• _EXERCISE REQUIREMENTS_: Restate the material word for word and leave out anything that is a picture.

================================

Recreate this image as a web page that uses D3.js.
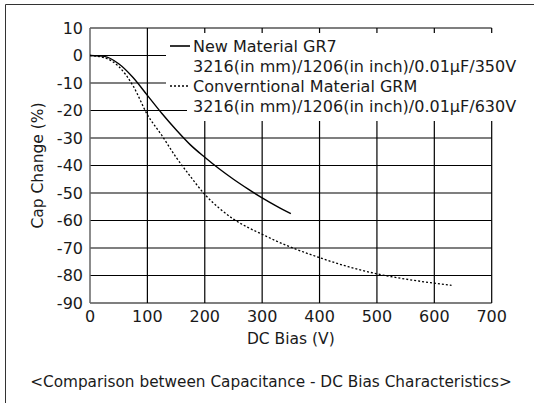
<!DOCTYPE html>
<html>
<head>
<meta charset="utf-8">
<script src="https://cdn.jsdelivr.net/npm/d3@7"></script>
<style>
  body { margin: 0; background: #fff; }
  svg text { font-family: "DejaVu Sans", sans-serif; fill: #1a1a1a; }
</style>
</head>
<body>
<div id="chart"></div>
<script>
// data
var biasGR7 = [0, 25, 50, 75, 100, 125, 150, 175, 200, 225, 250, 275, 300, 325, 350];
var capGR7 = [0, -0.3, -3, -8, -14.5, -21, -27, -32.5, -37, -41.2, -45, -48.5, -51.8, -54.8, -57.5];

var biasGRM = [0, 25, 50, 75, 100, 125, 150, 175, 200, 225, 250, 275, 300, 325, 350, 400, 450, 500, 550, 600, 630];
var capGRM = [0, -0.8, -4, -11, -21.5, -29, -37, -44, -50.5, -55.5, -59.5, -62.5, -65, -67.5, -69.7, -73.5, -76.8, -79.4, -81.3, -82.8, -83.6];

var xTicks = [0, 100, 200, 300, 400, 500, 600, 700];
var yTicks = [10, 0, -10, -20, -30, -40, -50, -60, -70, -80, -90];

var legendLines = [
	"New Material GR7",
	"3216(in mm)/1206(in inch)/0.01μF/350V",
	"Converntional Material GRM",
	"3216(in mm)/1206(in inch)/0.01μF/630V"
];

var width = 534;
var height = 403;
var plotLeft = 90, plotRight = 491.7, plotTop = 28, plotBottom = 303;

var svg = d3.select('#chart')
	.append('svg')
	.attr('width', width)
	.attr('height', height);

// outer frame (only left and top edges are visible in the picture)
svg.append('path')
	.attr('d', 'M5.5,' + height + 'V4.5H' + width)
	.attr('fill', 'none')
	.attr('stroke', '#333')
	.attr('stroke-width', 1);

var x = d3.scaleLinear().domain([0, 700]).range([plotLeft, plotRight]);
var y = d3.scaleLinear().domain([-90, 10]).range([plotBottom, plotTop]);

// grid
svg.append('g').selectAll('line')
	.data(xTicks.slice(1))
	.enter().append('line')
	.attr('x1', function (d) { return x(d); })
	.attr('x2', function (d) { return x(d); })
	.attr('y1', plotTop).attr('y2', plotBottom)
	.attr('stroke', '#000').attr('stroke-width', 1.2);

svg.append('g').selectAll('line')
	.data(yTicks)
	.enter().append('line')
	.attr('x1', plotLeft).attr('x2', plotRight)
	.attr('y1', function (d) { return y(d); })
	.attr('y2', function (d) { return y(d); })
	.attr('stroke', '#000').attr('stroke-width', 1.2);

// left axis line is a bit lighter
svg.append('line')
	.attr('x1', plotLeft).attr('x2', plotLeft)
	.attr('y1', plotTop).attr('y2', plotBottom)
	.attr('stroke', '#666').attr('stroke-width', 1.5);

// tick labels
svg.append('g').selectAll('text')
	.data(xTicks)
	.enter().append('text')
	.attr('x', function (d) { return x(d); })
	.attr('y', plotBottom + 19)
	.attr('text-anchor', 'middle')
	.style('font-size', '16px')
	.text(function (d) { return d; });

svg.append('g').selectAll('text')
	.data(yTicks)
	.enter().append('text')
	.attr('x', plotLeft - 7)
	.attr('y', function (d) { return y(d) + 5.5; })
	.attr('text-anchor', 'end')
	.style('font-size', '16px')
	.text(function (d) { return d; });

// axis titles
svg.append('text')
	.attr('x', (plotLeft + plotRight) / 2)
	.attr('y', 344)
	.attr('text-anchor', 'middle')
	.style('font-size', '15.5px')
	.text('DC Bias (V)');

svg.append('text')
	.attr('transform', 'translate(43,' + ((plotTop + plotBottom) / 2) + ') rotate(-90)')
	.attr('text-anchor', 'middle')
	.style('font-size', '15.5px')
	.text('Cap Change (%)');

// curves
var line = d3.line()
	.x(function (d) { return x(d[0]); })
	.y(function (d) { return y(d[1]); })
	.curve(d3.curveMonotoneX);

svg.append('path')
	.datum(d3.zip(biasGRM, capGRM))
	.attr('d', line)
	.attr('fill', 'none')
	.attr('stroke', '#000')
	.attr('stroke-width', 1.3)
	.attr('stroke-dasharray', '2,2');

svg.append('path')
	.datum(d3.zip(biasGR7, capGR7))
	.attr('d', line)
	.attr('fill', 'none')
	.attr('stroke', '#000')
	.attr('stroke-width', 1.4);

// legend with white background behind each row
var rowY = [46, 66, 86, 106];
var rowX = [166, 187, 166, 187];
var legend = svg.append('g');

legend.selectAll('rect')
	.data(legendLines)
	.enter().append('rect')
	.attr('x', function (d, i) { return rowX[i]; })
	.attr('y', function (d, i) { return i == 0 ? 33 : rowY[i] - 10; })
	.attr('width', function (d, i) { return 526 - rowX[i]; })
	.attr('height', function (d, i) { return i == 0 ? 23 : (i == 3 ? 25 : 20); })
	.attr('fill', '#fff');

legend.append('line')
	.attr('x1', 170).attr('x2', 190)
	.attr('y1', rowY[0]).attr('y2', rowY[0])
	.attr('stroke', '#000').attr('stroke-width', 1.6);

legend.append('line')
	.attr('x1', 170).attr('x2', 190)
	.attr('y1', rowY[2]).attr('y2', rowY[2])
	.attr('stroke', '#000').attr('stroke-width', 1.3)
	.attr('stroke-dasharray', '2,2');

legend.selectAll('text')
	.data(legendLines)
	.enter().append('text')
	.attr('x', 193)
	.attr('y', function (d, i) { return rowY[i] + 5.5; })
	.style('font-size', '16px')
	.text(function (d) { return d; });

// caption
svg.append('text')
	.attr('x', 271)
	.attr('y', 387)
	.attr('text-anchor', 'middle')
	.style('font-size', '15.3px')
	.text('<Comparison between Capacitance - DC Bias Characteristics>');
</script>
</body>
</html>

================================

• _WRITTEN ANSWER_:
Recreate this image as a web page that uses D3.js.
<!DOCTYPE html>
<html>
<head>
<meta charset="utf-8">
<script src="https://cdn.jsdelivr.net/npm/d3@7"></script>
<style>
  body { margin: 0; background: #fff; }
  svg text { font-family: "DejaVu Sans", sans-serif; fill: #1a1a1a; }
</style>
</head>
<body>
<div id="chart"></div>
<script>
// data
var biasGR7 = [0, 25, 50, 75, 100, 125, 150, 175, 200, 225, 250, 275, 300, 325, 350];
var capGR7 = [0, -0.3, -3, -8, -14.5, -21, -27, -32.5, -37, -41.2, -45, -48.5, -51.8, -54.8, -57.5];

var biasGRM = [0, 25, 50, 75, 100, 125, 150, 175, 200, 225, 250, 275, 300, 325, 350, 400, 450, 500, 550, 600, 630];
var capGRM = [0, -0.8, -4, -11, -21.5, -29, -37, -44, -50.5, -55.5, -59.5, -62.5, -65, -67.5, -69.7, -73.5, -76.8, -79.4, -81.3, -82.8, -83.6];

var xTicks = [0, 100, 200, 300, 400, 500, 600, 700];
var yTicks = [10, 0, -10, -20, -30, -40, -50, -60, -70, -80, -90];

var legendLines = [
	"New Material GR7",
	"3216(in mm)/1206(in inch)/0.01μF/350V",
	"Converntional Material GRM",
	"3216(in mm)/1206(in inch)/0.01μF/630V"
];

var width = 534;
var height = 403;
var plotLeft = 90, plotRight = 491.7, plotTop = 28, plotBottom = 303;

var svg = d3.select('#chart')
	.append('svg')
	.attr('width', width)
	.attr('height', height);

// outer frame (only left and top edges are visible in the picture)
svg.append('path')
	.attr('d', 'M5.5,' + height + 'V4.5H' + width)
	.attr('fill', 'none')
	.attr('stroke', '#333')
	.attr('stroke-width', 1);

var x = d3.scaleLinear().domain([0, 700]).range([plotLeft, plotRight]);
var y = d3.scaleLinear().domain([-90, 10]).range([plotBottom, plotTop]);

// grid
svg.append('g').selectAll('line')
	.data(xTicks.slice(1))
	.enter().append('line')
	.attr('x1', function (d) { return x(d); })
	.attr('x2', function (d) { return x(d); })
	.attr('y1', plotTop).attr('y2', plotBottom)
	.attr('stroke', '#000').attr('stroke-width', 1.2);

svg.append('g').selectAll('line')
	.data(yTicks)
	.enter().append('line')
	.attr('x1', plotLeft).attr('x2', plotRight)
	.attr('y1', function (d) { return y(d); })
	.attr('y2', function (d) { return y(d); })
	.attr('stroke', '#000').attr('stroke-width', 1.2);

// left axis line is a bit lighter
svg.append('line')
	.attr('x1', plotLeft).attr('x2', plotLeft)
	.attr('y1', plotTop).attr('y2', plotBottom)
	.attr('stroke', '#666').attr('stroke-width', 1.5);

// tick labels
svg.append('g').selectAll('text')
	.data(xTicks)
	.enter().append('text')
	.attr('x', function (d) { return x(d); })
	.attr('y', plotBottom + 19)
	.attr('text-anchor', 'middle')
	.style('font-size', '16px')
	.text(function (d) { return d; });

svg.append('g').selectAll('text')
	.data(yTicks)
	.enter().append('text')
	.attr('x', plotLeft - 7)
	.attr('y', function (d) { return y(d) + 5.5; })
	.attr('text-anchor', 'end')
	.style('font-size', '16px')
	.text(function (d) { return d; });

// axis titles
svg.append('text')
	.attr('x', (plotLeft + plotRight) / 2)
	.attr('y', 344)
	.attr('text-anchor', 'middle')
	.style('font-size', '15.5px')
	.text('DC Bias (V)');

svg.append('text')
	.attr('transform', 'translate(43,' + ((plotTop + plotBottom) / 2) + ') rotate(-90)')
	.attr('text-anchor', 'middle')
	.style('font-size', '15.5px')
	.text('Cap Change (%)');

// curves
var line = d3.line()
	.x(function (d) { return x(d[0]); })
	.y(function (d) { return y(d[1]); })
	.curve(d3.curveMonotoneX);

svg.append('path')
	.datum(d3.zip(biasGRM, capGRM))
	.attr('d', line)
	.attr('fill', 'none')
	.attr('stroke', '#000')
	.attr('stroke-width', 1.3)
	.attr('stroke-dasharray', '2,2');

svg.append('path')
	.datum(d3.zip(biasGR7, capGR7))
	.attr('d', line)
	.attr('fill', 'none')
	.attr('stroke', '#000')
	.attr('stroke-width', 1.4);

// legend with white background behind each row
var rowY = [46, 66, 86, 106];
var rowX = [166, 187, 166, 187];
var legend = svg.append('g');

legend.selectAll('rect')
	.data(legendLines)
	.enter().append('rect')
	.attr('x', function (d, i) { return rowX[i]; })
	.attr('y', function (d, i) { return i == 0 ? 33 : rowY[i] - 10; })
	.attr('width', function (d, i) { return 526 - rowX[i]; })
	.attr('height', function (d, i) { return i == 0 ? 23 : (i == 3 ? 25 : 20); })
	.attr('fill', '#fff');

legend.append('line')
	.attr('x1', 170).attr('x2', 190)
	.attr('y1', rowY[0]).attr('y2', rowY[0])
	.attr('stroke', '#000').attr('stroke-width', 1.6);

legend.append('line')
	.attr('x1', 170).attr('x2', 190)
	.attr('y1', rowY[2]).attr('y2', rowY[2])
	.attr('stroke', '#000').attr('stroke-width', 1.3)
	.attr('stroke-dasharray', '2,2');

legend.selectAll('text')
	.data(legendLines)
	.enter().append('text')
	.attr('x', 193)
	.attr('y', function (d, i) { return rowY[i] + 5.5; })
	.style('font-size', '16px')
	.text(function (d) { return d; });

// caption
svg.append('text')
	.attr('x', 271)
	.attr('y', 387)
	.attr('text-anchor', 'middle')
	.style('font-size', '15.3px')
	.text('<Comparison between Capacitance - DC Bias Characteristics>');
</script>
</body>
</html>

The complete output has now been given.